Natural gas hydrate stability conditions and water activity in aqueous solutions containing mono ethylene glycol (MEG) and salt: Experimental measurements and thermodynamic modeling

Abstract

Gas hydrates can form in the presence of saline water produced from the gas and oil reservoirs under specific thermodynamic conditions. One of the best ways to prevent gas hydrate formation is to inject hydrate inhibitors like mono ethylene glycol (MEG) or methanol aqueous solutions in the pipelines. To design productive facilities and overcome operation faults, studying the stability conditions of natural gas hydrates in the presence of aqueous solutions of salt(s) and/or inhibitor(s) is necessary.
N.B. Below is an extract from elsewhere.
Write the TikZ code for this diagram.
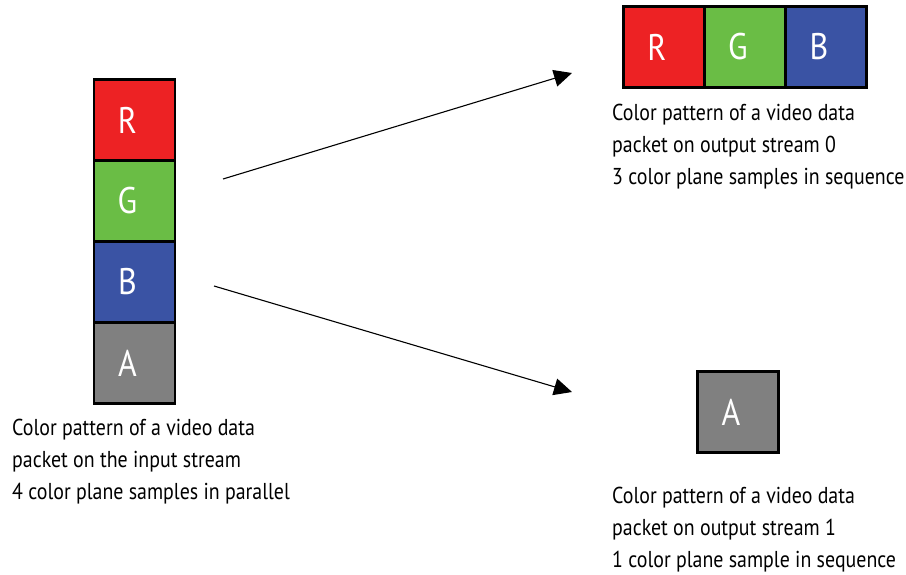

However, a few studies have been conducted on stability conditions of natural gas hydrates while salt mixtures and MEG are present in aqueous solution. Here, the hydrate stability conditions of a synthetic natural gas in aqueous mixtures of 20 and 30 wt% of MEG, and 2.5 wt% NaCl + 2.5 wt% KCl were experimentally measured under 272–293 K and 3.30–12.70 MPa. An isochoric pressure-search method was employed to conduct the measurements. Then, a thermodynamic model was developed to estimate hydrate stability conditions in the presence of the aforementioned inhibitors. In this developed model, the aqueous phase fugacity is estimated using a combined form of the Cubic-Plus-Association Equation of State with the modified Debye-Hückel electrostatic term and the hydrate phase is modeled using the van der Waals and Platteeuw solid solution theory. To improve model accuracy, the aqueous phase activity was measured in various concentrations at atmospheric pressure and 298.15 K using a standard activity meter called Novasina LabMaster-aw neoAS, Switzerland. These measured data were used to correlate the activity coefficient parameters in the thermodynamic model. Finally, it is noted that the modeling results and the experimental data are in satisfactory agreement.